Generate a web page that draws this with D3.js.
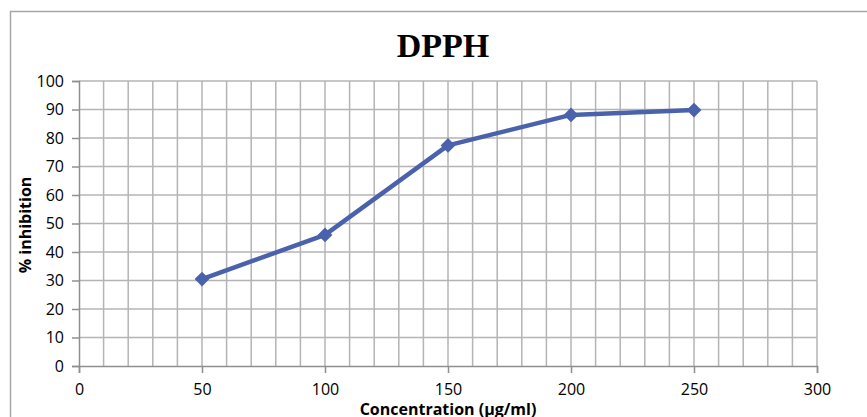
<!DOCTYPE html>
<html>
<head>
<meta charset="utf-8">
<script src="https://cdn.jsdelivr.net/npm/d3@7"></script>
<style>
  body { margin: 0; background: #fff; }
  svg { display: block; }
</style>
</head>
<body>
<svg id="chart" width="867" height="417"></svg>
<script>
// data
const concentration = [50, 100, 150, 200, 250];
const inhibition = [30.5, 46, 77.4, 88.1, 89.8];
const xTicks = [0, 50, 100, 150, 200, 250, 300];
const yTicks = [0, 10, 20, 30, 40, 50, 60, 70, 80, 90, 100];

const width = 867, height = 417;
const margin = {left: 79, right: 50, top: 81, bottom: 51};
const lineColor = '#4a62ab';
const gridColor = '#b4b4b4';
const tickFont = '"Open Sans", "DejaVu Sans", sans-serif';

const svg = d3.select('#chart');

// outer chart border (only left and top visible in frame)
svg.append('path')
  .attr('d', `M 10.5 ${height} L 10.5 11.5 L ${width} 11.5`)
  .attr('fill', 'none')
  .attr('stroke', '#a6a6a6')
  .attr('stroke-width', 1.5);

const x = d3.scaleLinear().domain([0, 300]).range([margin.left, width - margin.right]);
const y = d3.scaleLinear().domain([0, 100]).range([height - margin.bottom, margin.top]);

const grid = svg.append('g').classed('grid', true);

// vertical minor gridlines every 10
grid.selectAll('line.v')
  .data(d3.range(10, 301, 10))
  .enter().append('line')
  .attr('x1', d => x(d)).attr('x2', d => x(d))
  .attr('y1', y(0)).attr('y2', y(100))
  .attr('stroke', gridColor)
  .attr('stroke-width', 1.5);

// horizontal gridlines
grid.selectAll('line.h')
  .data(yTicks.slice(1))
  .enter().append('line')
  .attr('x1', x(0)).attr('x2', x(300))
  .attr('y1', d => y(d)).attr('y2', d => y(d))
  .attr('stroke', gridColor)
  .attr('stroke-width', 1.5);

// axes
const xAxis = svg.append('g')
  .attr('transform', `translate(0,${y(0)})`)
  .call(d3.axisBottom(x).tickValues(xTicks).tickSize(7).tickPadding(11));
const yAxis = svg.append('g')
  .attr('transform', `translate(${x(0)},0)`)
  .call(d3.axisLeft(y).tickValues(yTicks).tickSize(7).tickPadding(8));

[xAxis, yAxis].forEach(a => {
  a.select('.domain').attr('stroke', '#8f8f8f').attr('stroke-width', 1.5);
  a.selectAll('.tick line').attr('stroke', '#8f8f8f').attr('stroke-width', 1.5);
  a.selectAll('.tick text')
    .attr('fill', '#000')
    .style('font-family', tickFont)
    .style('font-size', '16px');
});

// series line
const points = concentration.map((c, i) => ({c: c, v: inhibition[i]}));
svg.append('path')
  .datum(points)
  .attr('fill', 'none')
  .attr('stroke', lineColor)
  .attr('stroke-width', 4.5)
  .attr('stroke-linejoin', 'round')
  .attr('d', d3.line().x(d => x(d.c)).y(d => y(d.v)));

// diamond markers
svg.selectAll('path.marker')
  .data(points)
  .enter().append('path')
  .classed('marker', true)
  .attr('transform', d => `translate(${x(d.c)},${y(d.v)})`)
  .attr('d', d3.symbol().type(d3.symbolDiamond2).size(140)())
  .attr('fill', lineColor);

// title
svg.append('text')
  .attr('x', 443).attr('y', 57)
  .attr('text-anchor', 'middle')
  .style('font-family', '"Liberation Serif", "Times New Roman", serif')
  .style('font-weight', 'bold')
  .style('font-size', '34px')
  .text('DPPH');

// axis titles
svg.append('text')
  .attr('x', x(150)).attr('y', 415)
  .attr('text-anchor', 'middle')
  .style('font-family', tickFont)
  .style('font-weight', 'bold')
  .style('font-size', '16px')
  .text('Concentration (µg/ml)');

svg.append('text')
  .attr('transform', 'translate(31,225) rotate(-90)')
  .attr('text-anchor', 'middle')
  .style('font-family', tickFont)
  .style('font-weight', 'bold')
  .style('font-size', '16px')
  .text('% inhibition');
</script>
</body>
</html>
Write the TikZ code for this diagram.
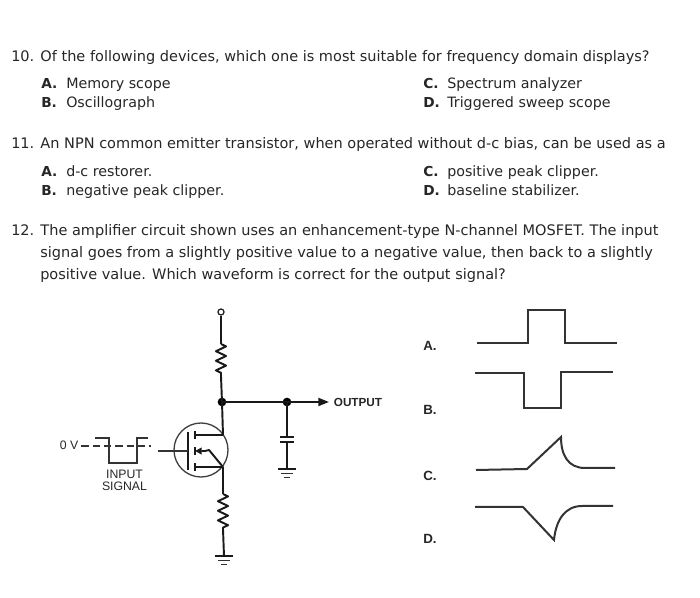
\documentclass[tikz,border=0pt]{standalone}
\usepackage{fontspec}
\setmainfont{DejaVu Sans}
\newfontfamily\lab{Liberation Sans}
\usetikzlibrary{arrows.meta,decorations.pathmorphing}
\tikzset{
  q/.style={anchor=base west,inner sep=0pt,font=\fontsize{10.88pt}{12pt}\selectfont,text=black!85},
  optl/.style={anchor=base west,inner sep=0pt,font=\fontsize{10.3pt}{12pt}\selectfont\bfseries,text=black!85},
  opt/.style={anchor=base west,inner sep=0pt,font=\fontsize{10.7pt}{12pt}\selectfont,text=black!85},
  wlab/.style={inner sep=0pt,font=\lab\fontsize{10pt}{11pt}\selectfont\bfseries,text=black!85},
  clab/.style={inner sep=0pt,align=center,font=\lab\fontsize{9.2pt}{9pt}\selectfont,text=black!85},
  wire/.style={draw=black!90,line width=1.45pt,line join=round},
  thin wire/.style={draw=black!80,line width=1.05pt},
  wave/.style={draw=black!80,line width=1.5pt,line join=miter},
  dotn/.style={circle,fill=black,inner sep=0pt,minimum size=6.5pt},
  res/.style={decorate,decoration={zigzag,segment length=7.2pt,amplitude=3.8pt}},
}
\begin{document}
\begin{tikzpicture}[x=0.75pt,y=-0.75pt]
\useasboundingbox (0,0) rectangle (700,598);
% questions
\node[q] (q10) at (11,62) {10. Of the following devices, which one is most suitable for frequency domain displays?};
\node[optl] (a1) at (41,89) {A.};
\node[opt] (a1t) at (66,89) {Memory scope};
\node[optl] (c1) at (423,89) {C.};
\node[opt] (c1t) at (447,89) {Spectrum analyzer};
\node[optl] (b1) at (41,108) {B.};
\node[opt] (b1t) at (66,108) {Oscillograph};
\node[optl] (d1) at (423,108) {D.};
\node[opt] (d1t) at (447,108) {Triggered sweep scope};
\node[q] (q11) at (11,149) {11. An NPN common emitter transistor, when operated without d-c bias, can be used as a};
\node[optl] (a2) at (41,177) {A.};
\node[opt] (a2t) at (66,177) {d-c restorer.};
\node[optl] (c2) at (423,177) {C.};
\node[opt] (c2t) at (447,177) {positive peak clipper.};
\node[optl] (b2) at (41,196) {B.};
\node[opt] (b2t) at (66,196) {negative peak clipper.};
\node[optl] (d2) at (423,196) {D.};
\node[opt] (d2t) at (447,196) {baseline stabilizer.};
\node[q] (q12a) at (11,236) {12. The amplifier circuit shown uses an enhancement-type N-channel MOSFET. The input};
\node[q] (q12b) at (40,258) {signal goes from a slightly positive value to a negative value, then back to a slightly};
\node[q] (q12c) at (40,280) {positive value. Which waveform is correct for the output signal?};
% waveform labels
\node[wlab] (la) at (430,346) {A.};
\node[wlab] (lb) at (430,410) {B.};
\node[wlab] (lc) at (430,476) {C.};
\node[wlab] (ld) at (430,539) {D.};
% waveforms
\draw[wave] (477,343) -- (528,343) -- (528,310) -- (565,310) -- (565,343) -- (617,343);
\draw[wave] (475,373) -- (524,373) -- (524,408) -- (561,408) -- (561,372) -- (613,372);
\draw[wave] (476,470) -- (527,469) -- (561,437) .. controls (561,455) and (568,468) .. (585,468) -- (615,468);
\draw[wave] (475,507) -- (523,507) -- (554,540) .. controls (556,520) and (565,506) .. (582,506) -- (613,506);
% circuit coordinates
\coordinate (vdd) at (221,312);
\coordinate (rt1) at (221,344);
\coordinate (rt2) at (221,376);
\node[dotn] (j1) at (222,402) {};
\node[dotn] (j2) at (287,402) {};
\coordinate (out) at (329,402);
\node[clab,font=\lab\fontsize{8.8pt}{9pt}\selectfont\bfseries] (outl) at (358,402) {OUTPUT};
\node[circle,draw=black!75,line width=1pt,minimum size=54pt*0.75,inner sep=0pt] (fet) at (201,450) {};
\coordinate (d) at (223,435);
\coordinate (s) at (223,467);
\coordinate (dc) at (195,435);
\coordinate (sc) at (195,467);
\coordinate (bc) at (195,451);
\coordinate (be) at (205,451);
\coordinate (gt) at (188,432);
\coordinate (gb) at (188,470);
\coordinate (gl) at (158,451);
\coordinate (gm) at (188,451);
\coordinate (rb1) at (223,494);
\coordinate (rb2) at (223,529);
\coordinate (g1) at (224,556);
\coordinate (c1top) at (287,437);
\coordinate (c1bot) at (287,442);
\coordinate (g2) at (287,469);
% top terminal and load
\node[circle,draw=black!85,line width=1pt,fill=white,minimum size=4.5pt,inner sep=0pt] (term) at (vdd) {};
\draw[wire] (term) -- (rt1);
\draw[wire,res] (rt1) -- (rt2);
\draw[wire] (rt2) -- (j1.center);
\draw[wire] (j1.center) -- (d);
\draw[wire] (j1.center) -- (j2.center);
\draw[wire,-{Triangle[length=8pt,width=6pt]}] (j2.center) -- (out);
% capacitor
\draw[wire] (j2.center) -- (c1top);
\draw[wire] (c1bot) -- (g2);
\draw[wire] ([xshift=-5.5pt]c1top) -- ([xshift=5.5pt]c1top);
\draw[wire] ([xshift=-5.5pt]c1bot) -- ([xshift=5.5pt]c1bot);
\draw[wire] ([xshift=-6.5pt]g2) -- ([xshift=6.5pt]g2);
\draw[thin wire] (281,473.5) -- (293,473.5);
\draw[thin wire] (284,477.5) -- (290,477.5);
% MOSFET
\draw[wire] (d) -- (dc);
\draw[wire] (s) -- (sc);
\draw[wire] (dc |- 0,431) -- (dc |- 0,439);
\draw[wire] (bc |- 0,447) -- (bc |- 0,455);
\draw[wire] (sc |- 0,463) -- (sc |- 0,471);
\draw[wire] (gt) -- (gb);
\draw[thin wire] (gl) -- (gm);
\draw[wire,{Triangle[length=5pt,width=5pt]}-] (bc) -- (be) -- (209,450) -- (s);
% source resistor and ground
\draw[wire] (s) -- (rb1);
\draw[wire,res] (rb1) -- (rb2);
\draw[wire] (rb2) -- (g1);
\draw[wire] ([xshift=-6.5pt]g1) -- ([xshift=6.5pt]g1);
\draw[thin wire] (218,560.5) -- (230,560.5);
\draw[thin wire] (221,564.5) -- (227,564.5);
% input signal
\node[clab] (zero) at (69,445.5) {0 V};
\draw[thin wire,dash pattern=on 5.5pt off 3pt] (zero.east) ++(3,0.5) -- (151,446);
\draw[thin wire] (95,438) -- (109,438) -- (109,463) -- (137,463) -- (137,438) -- (148,438);
\node[clab] (inp) at (124.5,480) {INPUT\\SIGNAL};
\end{tikzpicture}
\end{document}
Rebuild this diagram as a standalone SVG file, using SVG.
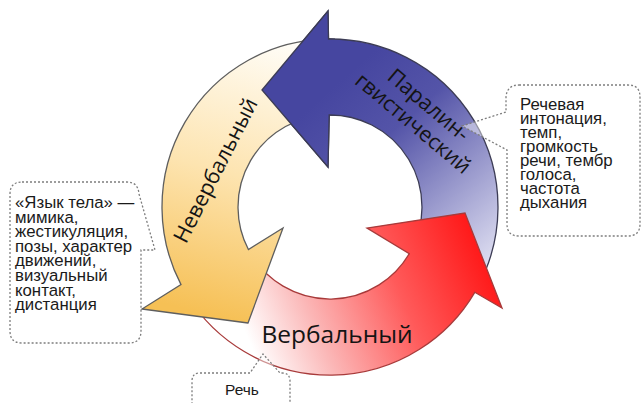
<svg xmlns="http://www.w3.org/2000/svg" width="641" height="403" viewBox="0 0 641 403">
  <defs>
    <style>
      .ring { stroke-width: 1.3; stroke-linejoin: miter; }
      .label { font-family: "Open Sans", "DejaVu Sans", sans-serif; fill: #141414; }
      .note { font-family: "Liberation Sans", Arial, sans-serif; font-size: 16.8px; fill: #1a1a1a; }
      .callout { fill: #ffffff; fill-opacity: 0.45; stroke: #7d7d7d; stroke-width: 1.3; stroke-dasharray: 2 2; }
    </style>
    <linearGradient id="gradPara" gradientUnits="userSpaceOnUse" x1="330" y1="90" x2="490" y2="270">
      <stop offset="0" stop-color="#4646a0"/>
      <stop offset="0.3" stop-color="#5454a8"/>
      <stop offset="1" stop-color="#e2e2f3"/>
    </linearGradient>
    <linearGradient id="gradVerb" gradientUnits="userSpaceOnUse" x1="480" y1="215" x2="240" y2="320">
      <stop offset="0" stop-color="#ff1010"/>
      <stop offset="0.4" stop-color="#ff5a5a"/>
      <stop offset="0.75" stop-color="#fbb8b8"/>
      <stop offset="1" stop-color="#ffffff"/>
    </linearGradient>
    <linearGradient id="gradNonverb" gradientUnits="userSpaceOnUse" x1="300" y1="45" x2="225" y2="320">
      <stop offset="0" stop-color="#fffdf7"/>
      <stop offset="0.5" stop-color="#fde4b0"/>
      <stop offset="1" stop-color="#f6c055"/>
    </linearGradient>
    <!-- blue arrow outline, reused to lay its head over the yellow tail -->
    <path id="paraShape" class="ring" fill="url(#gradPara)" stroke="#3c3c55"
          d="M 262,90 L 328,11 L 328.5,39 A 168 168 0 0 1 478.3,285.9 L 411.2,250.2 A 92 92 0 0 0 329.2,115 L 328,167 Z"/>
    <clipPath id="paraHeadClip">
      <rect x="250" y="0" width="85" height="176"/>
    </clipPath>
  </defs>

  <rect width="641" height="403" fill="#ffffff"/>

  <!-- paralinguistic (blue) -->
  <g id="node-paralinguistic">
    <use href="#paraShape"/>
  </g>

  <!-- verbal (red) -->
  <g id="node-verbal">
    <path class="ring" fill="url(#gradVerb)" stroke="#a83a3a"
          d="M 465,213 L 502,308 L 474.8,292.3 A 168 168 0 0 1 187.5,296 L 252,255.8 A 92 92 0 0 0 409.3,253.7 L 367,228 Z"/>
    <text class="label" x="337" y="343" font-size="24.5" text-anchor="middle">Вербальный</text>
  </g>

  <!-- non-verbal (yellow) -->
  <g id="node-nonverbal">
    <path class="ring" fill="url(#gradNonverb)" stroke="#5e5e5e"
          d="M 248,323 L 142,309 L 181,284.6 A 168 168 0 0 1 324.1,39.1 L 326.8,115.1 A 92 92 0 0 0 248.4,249.5 L 283,228 Z"/>
    <text class="label" font-size="21.5" text-anchor="middle" transform="translate(215,170) rotate(-63)" x="0" y="8">Невербальный</text>
  </g>

  <!-- blue head drawn again above the yellow tail, plus its label -->
  <g id="node-paralinguistic-head">
    <use href="#paraShape" clip-path="url(#paraHeadClip)"/>
    <g transform="translate(421,114) rotate(40)">
      <text class="label" font-size="21.5" text-anchor="middle" x="0" y="-4.5">Паралин-</text>
      <text class="label" font-size="21.5" text-anchor="middle" x="0" y="19.5">гвистический</text>
    </g>
  </g>

  <!-- callouts -->
  <g id="connectors">
    <path class="callout" d="M 22,182 H 127 Q 138,182 139,194 L 155,250 H 141 V 331 Q 141,343 129,343 H 22 Q 10,343 10,331 V 194 Q 10,182 22,182 Z"/>
    <path class="callout" d="M 519,85 H 628 Q 640,85 640,97 V 224 Q 640,236 628,236 H 519 Q 507,236 507,224 V 150 L 462,126 L 506,112 V 97 Q 507,85 519,85 Z"/>
    <path class="callout" d="M 200,373 H 250 L 263,354 L 280,373 H 282 Q 290,373 290,381 V 415 H 192 V 381 Q 192,373 200,373 Z"/>
  </g>

  <g id="note-body">
    <text class="note">
      <tspan x="15" y="208">«Язык тела» —</tspan>
      <tspan x="15" y="222.6">мимика,</tspan>
      <tspan x="15" y="237.2">жестикуляция,</tspan>
      <tspan x="15" y="251.8">позы, характер</tspan>
      <tspan x="15" y="266.4">движений,</tspan>
      <tspan x="15" y="281">визуальный</tspan>
      <tspan x="15" y="295.6">контакт,</tspan>
      <tspan x="15" y="310.2">дистанция</tspan>
    </text>
  </g>
  <g id="note-voice">
    <text class="note">
      <tspan x="520" y="110">Речевая</tspan>
      <tspan x="520" y="124">интонация,</tspan>
      <tspan x="520" y="138">темп,</tspan>
      <tspan x="520" y="152">громкость</tspan>
      <tspan x="520" y="166">речи, тембр</tspan>
      <tspan x="520" y="180">голоса,</tspan>
      <tspan x="520" y="194">частота</tspan>
      <tspan x="520" y="208">дыхания</tspan>
    </text>
  </g>
  <g id="note-speech">
    <text class="note" x="242" y="395" text-anchor="middle" font-size="15.5px" style="font-size:15.5px">Речь</text>
  </g>
</svg>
....
▸ **REQUIREMENTS**: Please repeat exactly the data above from its first line to the line that contains "const svg = d3.select('#chart');", inclusive, and leave every picture out.

▸ **FINAL RESULT**:
Generate a web page that draws this with D3.js.
<!DOCTYPE html>
<html>
<head>
<meta charset="utf-8">
<script src="https://cdn.jsdelivr.net/npm/d3@7"></script>
<style>
  body { margin: 0; background: #fff; }
  svg { display: block; }
</style>
</head>
<body>
<svg id="chart" width="867" height="417"></svg>
<script>
// data
const concentration = [50, 100, 150, 200, 250];
const inhibition = [30.5, 46, 77.4, 88.1, 89.8];
const xTicks = [0, 50, 100, 150, 200, 250, 300];
const yTicks = [0, 10, 20, 30, 40, 50, 60, 70, 80, 90, 100];

const width = 867, height = 417;
const margin = {left: 79, right: 50, top: 81, bottom: 51};
const lineColor = '#4a62ab';
const gridColor = '#b4b4b4';
const tickFont = '"Open Sans", "DejaVu Sans", sans-serif';

const svg = d3.select('#chart');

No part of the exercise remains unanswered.